Türklük ruh ve şuuruna sâhip olma faziletine erişen sessiz çoğunluktan hiçbiri bu bilgilerin lüzumsuz olduğunu söyleyemez.
Hacmi küçük, muhtevası büyük ve çok önemli olan kitap, gönül arzu eder ki ortaokul ve liselerde yardımcı ders kitabı olarak okutulmalı. Böylece üniversiteye başlayan gençlerimiz 250-300 kelime ile konuşmaktan, bir kısmını yanlış telaffuz etmekten, bir kısmını da farklı mânâlarda kullanmaktan kurtarılmalı.
Eserin yazarı Dr. Güldaş’ın, kolay anlaşılır temiz ve sâde bir Türkçesi var. Yetersiz tahsil görenler ve bu sebeple meselelerini konuşarak değil, tartışarak halletmeye çalışanlar için de faydalı bir kitaptır. Her seviyeden insanın ihtiyacını karşılamaya hazırdır. Bütün bu özelliklerine rağmen, ‘gereğinden fazla hoşgörülü olmak’ gibi dikkat çeken bir özelliği de vardır. Bu durum; ‘kardeşçe yaşayan kelimelerimiz’ listesindeki ‘sınav’, ‘yaşam’, ‘özgürlük’ ve ‘anı’ kelimelerine ‘kullanılabilirlik’ izni verilmesinden anlaşılıyor.

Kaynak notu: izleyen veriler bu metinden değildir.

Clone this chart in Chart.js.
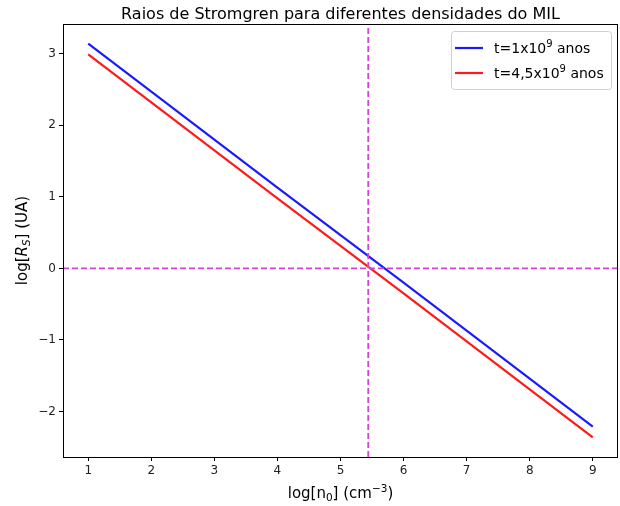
<!DOCTYPE html>
<html>
<head>
<meta charset="utf-8">
<script src="https://cdn.jsdelivr.net/npm/chart.js@4/dist/chart.umd.min.js"></script>
<style>
  html, body { margin: 0; padding: 0; background: #fff; }
  #wrap { width: 620px; height: 506px; position: relative; }
</style>
</head>
<body>
<div id="wrap"><canvas id="chart"></canvas></div>
<script>
// data
const logN0 = [1, 2, 3, 4, 5, 6, 7, 8, 9];
const logRs_t1 = [3.14, 2.47, 1.80, 1.13, 0.465, -0.20, -0.87, -1.54, -2.21];
const logRs_t45 = [2.99, 2.32, 1.65, 0.98, 0.315, -0.35, -1.02, -1.69, -2.36];
const crossX = 5.44;   // vertical dashed line
const crossY = 0;      // horizontal dashed line
const xTicks = [1, 2, 3, 4, 5, 6, 7, 8, 9];
const yTicks = [-2, -1, 0, 1, 2, 3];
const xRange = [0.6, 9.4];
const yRange = [-2.635, 3.415];

const FONT = '"DejaVu Sans", sans-serif';
const magenta = '#d444d4';

const toPts = (xs, ys) => xs.map((x, i) => ({ x: x, y: ys[i] }));

// frame, titles and legend drawn the matplotlib way
const decor = {
  id: 'decor',
  afterDraw(chart) {
    const { ctx, chartArea: a } = chart;
    ctx.save();
    // box around the plot
    ctx.strokeStyle = '#000';
    ctx.lineWidth = 1;
    ctx.strokeRect(Math.round(a.left) + 0.5, Math.round(a.top) + 0.5,
      Math.round(a.right - a.left) - 1, Math.round(a.bottom - a.top));

    ctx.fillStyle = '#000';
    ctx.textBaseline = 'alphabetic';
    // title
    ctx.font = '16px ' + FONT;
    ctx.textAlign = 'center';
    ctx.fillText('Raios de Stromgren para diferentes densidades do MIL', (a.left + a.right) / 2, 19);

    // x title: log[n0] (cm^-3)
    const cx = (a.left + a.right) / 2;
    drawParts(ctx, [
      ['log[n', 15, 0], ['0', 10.5, 3], ['] (cm', 15, 0], ['\u22123', 10.5, -6], [')', 15, 0]
    ], cx, 498);

    // y title rotated
    ctx.save();
    ctx.translate(27, (a.top + a.bottom) / 2);
    ctx.rotate(-Math.PI / 2);
    drawParts(ctx, [
      ['log[', 15, 0], ['R', 15, 0, 'italic '], ['S', 10.5, 3, 'italic '], ['] (UA)', 15, 0]
    ], 0, 0);
    ctx.restore();

    // legend
    const lx = 451, ly = 31, lw = 160, lh = 58;
    ctx.fillStyle = 'rgba(255,255,255,0.8)';
    ctx.strokeStyle = '#d0d0d0';
    ctx.beginPath();
    ctx.roundRect(lx + 0.5, ly + 0.5, lw, lh, 3);
    ctx.fill();
    ctx.stroke();
    const items = [
      { color: '#1a1aff', y: 48, label: [['t=1x10', 14, 0], ['9', 10, -6], [' anos', 14, 0]] },
      { color: '#ff1a1a', y: 73, label: [['t=4,5x10', 14, 0], ['9', 10, -6], [' anos', 14, 0]] }
    ];
    items.forEach(it => {
      ctx.strokeStyle = it.color;
      ctx.lineWidth = 2.2;
      ctx.beginPath();
      ctx.moveTo(455, it.y);
      ctx.lineTo(483, it.y);
      ctx.stroke();
      ctx.fillStyle = '#000';
      drawParts(ctx, it.label, 494, it.y + 5, 'left');
    });
    ctx.restore();
  }
};

function drawParts(ctx, parts, x, y, align) {
  const widths = parts.map(p => { ctx.font = (p[3] || '') + p[1] + 'px ' + FONT; return ctx.measureText(p[0]).width; });
  const total = widths.reduce((s, w) => s + w, 0);
  let cur = align === 'left' ? x : x - total / 2;
  ctx.textAlign = 'left';
  parts.forEach((p, i) => {
    ctx.font = (p[3] || '') + p[1] + 'px ' + FONT;
    ctx.fillText(p[0], cur, y + p[2]);
    cur += widths[i];
  });
}

new Chart(document.getElementById('chart'), {
  type: 'scatter',
  data: {
    datasets: [
      {
        label: 'vertical',
        data: [{ x: crossX, y: yRange[0] }, { x: crossX, y: yRange[1] }],
        showLine: true, borderColor: magenta, borderWidth: 1.8, borderDash: [6, 3],
        pointRadius: 0
      },
      {
        label: 'horizontal',
        data: [{ x: xRange[0], y: crossY }, { x: xRange[1], y: crossY }],
        showLine: true, borderColor: magenta, borderWidth: 1.8, borderDash: [6, 3],
        pointRadius: 0
      },
      {
        label: 't=1x10^9 anos',
        data: toPts(logN0, logRs_t1),
        showLine: true, borderColor: '#1a1aff', borderWidth: 2.2, pointRadius: 0
      },
      {
        label: 't=4,5x10^9 anos',
        data: toPts(logN0, logRs_t45),
        showLine: true, borderColor: '#ff1a1a', borderWidth: 2.2, pointRadius: 0
      }
    ]
  },
  options: {
    responsive: true,
    maintainAspectRatio: false,
    animation: false,
    layout: { padding: { left: 0, right: 2, top: 24, bottom: 0 } },
    plugins: {
      legend: { display: false },
      title: { display: false },
      tooltip: { enabled: false }
    },
    scales: {
      x: {
        type: 'linear',
        min: xRange[0], max: xRange[1],
        afterBuildTicks: s => { s.ticks = xTicks.map(v => ({ value: v })); },
        afterFit: s => { s.height = 49; },
        grid: { drawOnChartArea: false, tickLength: 4, tickColor: '#000', color: '#000' },
        border: { display: false },
        ticks: { color: '#222', font: { size: 12, family: FONT }, padding: 3, maxRotation: 0 }
      },
      y: {
        type: 'linear',
        min: yRange[0], max: yRange[1],
        afterBuildTicks: s => { s.ticks = yTicks.map(v => ({ value: v })); },
        afterFit: s => { s.width = 63; },
        grid: { drawOnChartArea: false, tickLength: 4, tickColor: '#000', color: '#000' },
        border: { display: false },
        ticks: {
          color: '#222', font: { size: 12, family: FONT }, padding: 3,
          callback: v => (v < 0 ? '\u2212' + Math.abs(v) : String(v))
        }
      }
    }
  },
  plugins: [decor]
});
</script>
</body>
</html>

Söz konusu müsâadenin, ‘örneğin’ kelimesi için de kullanılması şaşırtıcıdır.
Buna rağmen eser, her Türk’ün başucu kitabı olacak değere sâhiptir.
Bu vesile ile ‘Türkçe’ denilince gönül telleri titreyen dostlara, faydalanabilecekleri yazarlardan bâzılarının şahıs ve kitap isimlerini belirtmenin faydalı olacağını düşünüyorum:
Hüseyin Câhit (Yalçın) (Türkçe Sarf ve Nahiv), Tahsin Banguoğlu (Türkçenin Grameri), Necmettin Hacıeminoğlu, (Türkçenin Karanlık Günleri) Faruk Kadri Timurtaş (Uydurma Olan ve Olmayan Yeni Kelimeler Sözlüğü), Muharrem Ergin (Türk Dil Bilgisi), Yavuz Bülent Bâkiler (Sözün Doğrusu 1 ve 2), Yesevîzâde Şâkir Alparslan Yasa (Türkçenin Mücâhid Kalemi-Yavuz Bülent Bâkiler), Yakup Şişmek (Dilin Tetiği Bozuldu), Nihat Sâmi Banarlı (Türkçenin Sırları) D. Mahmet Doğan (Kelimelerin Seyir Defteri), Doç. Dr. Nevnihal Bayar (Açıklamalı Yeni Kelimeler Sözlüğü) Türk dili uzmanı olmamakla birlikte, dilimizi en mükemmel şekilde kullanan Peyâmi Safâ (Osmanlıca, Türkçe, Uydurmaca), Necip Fâzıl Kısakürek (Dil ve Edebiyat), Sâmiha Ayverdi (Millî Kültür Mes’eleleri ve Maârif Dâvâmız) gibi yazarlarımızın, Türkçemizi doğru ve güzel kullanmak isteyenlere çok önemli tavsiyeleri vardır. Bu isimlere, Ord. Prof. Dr. Ali Fuat Başgil’i, Refik Hâlid Karay’ı ve Ârif Nihat Asya’yı da dâhil etmek gerekir. Elbette daha pek çok isim ve eser vardır.
Yazacağı kitaplarda dil hatâsı yapmamak isteyenlere, Türkiye’nin lügat hazırlayan ilk ve tek kadın Lügat yazarı İlhan Ayverdi’nin ‘Kubbealtı Lügati’ olarak da anılan ‘Misalli Büyük Türkçe Sözlük’ isimli muhteşem eseri tavsiye edilir.
Maalesef şiir, roman, hikâye ve makale yazanların pek azı, yazı yazarken sözlüğe bakma alışkanlığına sâhiptir. İnşallah bu kötü tembellikten tez zamanda kurtulurlar.